Pendant que les trois meilleurs 9 issus des trois plus grands clubs argentins (Boca, River et Independiente) se battent pour devenir « le 9 de Martino » , Messi glisse sur l’aile droite, sans faire de bruit. « Ce n’est pas nouveau pour moi, a-t-il déclaré après son gros match face à la Croatie. Je dois juste me réhabituer à jouer ailier droit. C’est ce qu’il faut pour l’équipe, on a des attaquants spectaculaires et il faut en profiter. » Hu-mi-li-té. Et pour son retour aux sources, Messi a brillé. En repiquant vers le centre, bien sûr. Des percées en diagonale, des caviars pour Agüero, qui n’en a pas assez fait profiter les siens, hormis en provoquant le penalty… transformé par Messi. La performance de l’Argentine n’a pas été parfaite, loin de là, mais le Tata avait de quoi faire le fier. « Peut-être que ça passe mal que je le dise parce que c’est moi qui lui ai demandé de jouer ailier droit, et donc que ça m’arrange, mais pour moi, Leo a été le meilleur des nôtres lors de ce match. »

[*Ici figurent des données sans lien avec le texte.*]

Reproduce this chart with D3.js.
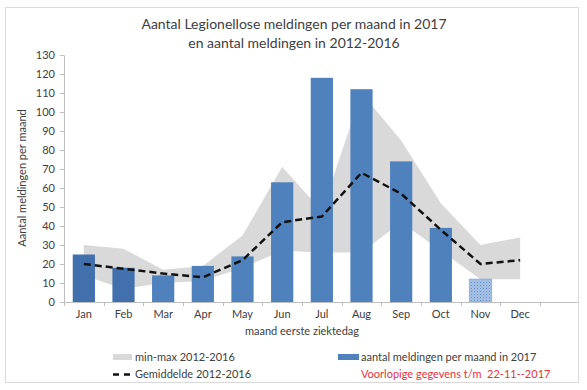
<!DOCTYPE html>
<html>
<head>
<meta charset="utf-8">
<script src="https://cdn.jsdelivr.net/npm/d3@7"></script>
<style>
  html, body { margin: 0; padding: 0; background: #fff; }
  svg { display: block; }
  text { font-family: Lato, "Open Sans", sans-serif; fill: #404040; white-space: pre; }
</style>
</head>
<body>
<svg id="chart" width="587" height="390"></svg>
<script>
const months = ["Jan","Feb","Mar","Apr","May","Jun","Jul","Aug","Sep","Oct","Nov","Dec"];
const cases2017 = [25, 18, 14, 19, 24, 63, 118, 112, 74, 39, 12, null];
const mean1216 = [20, 17.5, 15, 13, 22, 42, 45, 68, 57, 38, 20, 22];
const min1216 = [14, 7, 10, 11, 18, 27, 26, 26, 42, 27, 12, 12];
const max1216 = [30, 28, 17, 19, 35, 71, 48, 110, 85, 52, 30, 34];
const yTicks = [0, 10, 20, 30, 40, 50, 60, 70, 80, 90, 100, 110, 120, 130];
const darkMonths = ["Jan", "Feb"];
const provisionalMonths = ["Nov"];

const titleLines = ["Aantal Legionellose meldingen per maand in 2017", "en aantal meldingen in 2012-2016"];
const xTitle = "maand eerste ziektedag";
const yTitle = "Aantal meldingen per maand";
const legendItems = {
  area: "min-max 2012-2016",
  mean: "Gemiddelde 2012-2016",
  bars: "aantal meldingen per maand in 2017",
  note: "Voorlopige gegevens t/m  22-11--2017"
};

const svg = d3.select("#chart");
const plot = { left: 64, right: 540, top: 55, bottom: 302, axisEnd: 578 };

// frame
svg.append("rect").attr("x", 5.5).attr("y", 7.5).attr("width", 573).attr("height", 375)
  .attr("fill", "#fff").attr("stroke", "#D9D9D9").attr("stroke-width", 1);

const defs = svg.append("defs");
const pat = defs.append("pattern").attr("id", "dots").attr("patternUnits", "userSpaceOnUse")
  .attr("width", 3).attr("height", 3);
pat.append("rect").attr("width", 3).attr("height", 3).attr("fill", "#A8C3E6");
pat.append("rect").attr("x", 0).attr("y", 0).attr("width", 1).attr("height", 1).attr("fill", "#5F8BC6");
pat.append("rect").attr("x", 1.5).attr("y", 1.5).attr("width", 1).attr("height", 1).attr("fill", "#7FA3D4");

const x = d3.scaleBand().domain(months).range([plot.left, plot.right])
  .paddingInner(0.44).paddingOuter(0.22);
const y = d3.scaleLinear().domain([0, 130]).range([plot.bottom, plot.top]);
const cx = m => x(m) + x.bandwidth() / 2;

const rows = months.map((m, i) => ({ m, v: cases2017[i], mean: mean1216[i], lo: min1216[i], hi: max1216[i] }));

// min-max area
svg.append("path").datum(rows)
  .attr("fill", "#D9D9D9")
  .attr("d", d3.area().x(d => cx(d.m)).y0(d => y(d.lo)).y1(d => y(d.hi)));

// bars
svg.append("g").selectAll("rect").data(rows.filter(d => d.v != null)).join("rect")
  .attr("x", d => x(d.m)).attr("width", x.bandwidth())
  .attr("y", d => y(d.v)).attr("height", d => y(0) - y(d.v))
  .attr("fill", d => provisionalMonths.includes(d.m) ? "url(#dots)" : (darkMonths.includes(d.m) ? "#4170AD" : "#4F81BD"))
  .attr("stroke", d => provisionalMonths.includes(d.m) ? "#8FB0DC" : "none");

// mean line
svg.append("path").datum(rows)
  .attr("fill", "none").attr("stroke", "#111").attr("stroke-width", 2.5)
  .attr("stroke-dasharray", "7,4")
  .attr("d", d3.line().x(d => cx(d.m)).y(d => y(d.mean)));

// y axis
const yAxis = svg.append("g").attr("transform", `translate(${plot.left},0)`)
  .call(d3.axisLeft(y).tickValues(yTicks).tickSize(4).tickPadding(5));
yAxis.select(".domain").attr("stroke", "#BFBFBF");
yAxis.selectAll(".tick line").attr("stroke", "#BFBFBF");
yAxis.selectAll("text").style("font-size", "11px").attr("fill", "#404040");

// x axis
const xAxis = svg.append("g").attr("transform", `translate(0,${plot.bottom})`)
  .call(d3.axisBottom(x).tickSize(0).tickPadding(8));
xAxis.select(".domain").remove();
xAxis.selectAll("text").style("font-size", "11px").attr("fill", "#404040");
svg.append("line").attr("x1", plot.left).attr("x2", plot.axisEnd)
  .attr("y1", plot.bottom + 0.5).attr("y2", plot.bottom + 0.5).attr("stroke", "#BFBFBF");
const bounds = months.map(m => x(m) - x.step() * x.paddingInner() / 2).concat([plot.right]);
svg.append("g").selectAll("line").data(bounds).join("line")
  .attr("x1", d => Math.round(d) + 0.5).attr("x2", d => Math.round(d) + 0.5)
  .attr("y1", plot.bottom).attr("y2", plot.bottom + 4).attr("stroke", "#BFBFBF");

// titles
svg.append("g").selectAll("text").data(titleLines).join("text")
  .attr("x", 294).attr("y", (d, i) => 29 + i * 19)
  .attr("text-anchor", "middle").style("font-size", "14px").attr("fill", "#262626")
  .text(d => d);

svg.append("text").attr("x", 302).attr("y", 335).attr("text-anchor", "middle")
  .style("font-size", "11px").text(xTitle);

svg.append("text").attr("transform", "translate(26,178) rotate(-90)").attr("text-anchor", "middle")
  .style("font-size", "11px").text(yTitle);

// legend
const lg = svg.append("g");
lg.append("rect").attr("x", 113).attr("y", 354).attr("width", 19).attr("height", 6).attr("fill", "#D9D9D9");
lg.append("text").attr("x", 135).attr("y", 361).style("font-size", "11px").text(legendItems.area);
lg.append("line").attr("x1", 113).attr("x2", 131).attr("y1", 374.5).attr("y2", 374.5)
  .attr("stroke", "#111").attr("stroke-width", 2.5).attr("stroke-dasharray", "6,5");
lg.append("text").attr("x", 135).attr("y", 378).style("font-size", "11px").text(legendItems.mean);
lg.append("rect").attr("x", 338).attr("y", 354).attr("width", 21).attr("height", 6).attr("fill", "#4F81BD");
lg.append("text").attr("x", 361).attr("y", 361).style("font-size", "11px").text(legendItems.bars);
lg.append("text").attr("x", 361).attr("y", 378).style("font-size", "11px")
  .style("fill", "#E8323C").attr("xml:space", "preserve").text(legendItems.note);
</script>
</body>
</html>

Être protagonistes et ressusciter Messi
Mais envoyer Messi à droite est-il une simple nécessité (laisser la place dans l’axe à un vrai numéro 9) dans l’esprit de Martino ? Probablement pas. Cela entre dans un projet de jeu autrement plus offensif que celui de Sabella. Autrement plus risqué, aussi. L’Argentine s’est présentée au Brésil avec un schéma plutôt séduisant qui avait fait ses preuves lors des éliminatoires. Mais la Coupe du monde étant une autre histoire – et Bilardo faisant partie du staff technique – la bande à Mascherano est progressivement passée à un système plus attentiste, avec l’apparition soudaine et régulière dans le onze de deux hommes, Lavezzi et Biglia, chargés avant tout de protéger la défense. Di María devait faire d’incessants allers-retours (jusqu’à ce que sa cuisse explose), tandis que Messi et son compère d’attaque (Higuaín d’entrée, Agüero et Palacio en cours de match) étaient sensés faire la différence tout seuls devant. Ce qu’ils ont très difficilement réussi à faire en phase finale, et pas du tout en finale.
Le 4-3-3 de Martino propose une autre philosophie : être protagoniste. Et pour cela, il faut d’abord presser haut. « En fait, la position de Messi comme ailier droit est surtout une position de départ. Après, il est libre d’alterner. Mais ce qu’on leur demande à lui, Di María et au 9, c’est de bien occuper les trois postes pour être ordonnés dans le pressing » , dit Martino. Ensuite, faire participer les latéraux. L’égalisation contre la Croatie est venue d’Ansaldi à gauche, et Messi, adepte de la diagonale, laissait les débordements à Zabaleta à droite. Enfin, décaler Messi sur l’aile permet à Martino d’installer un vrai créateur dans le milieu à trois, pour soutenir et fournir le trio offensif. Le Tata teste à ce poste Banega, Lamela et Pastore. Tout cela doit être perfectionné pour ne pas trop exposer une défense déjà fragile (point faible dissimulé par Sabella au Brésil). Exemple : lors du match amical face à la Seleção, cela n’a pas du tout fonctionné et l’Albiceleste a pris l’eau après l’ouverture du score brésilienne. Mais Martino n’avait pas encore décidé de revenir dans le passé en décalant sa meilleure arme à droite. Un choix dont l’effet secondaire souhaité est peut-être de relancer son capitaine qui, comme il a pu le constater de près, sort de sa saison la moins prolifique au Barça depuis 2008/2009.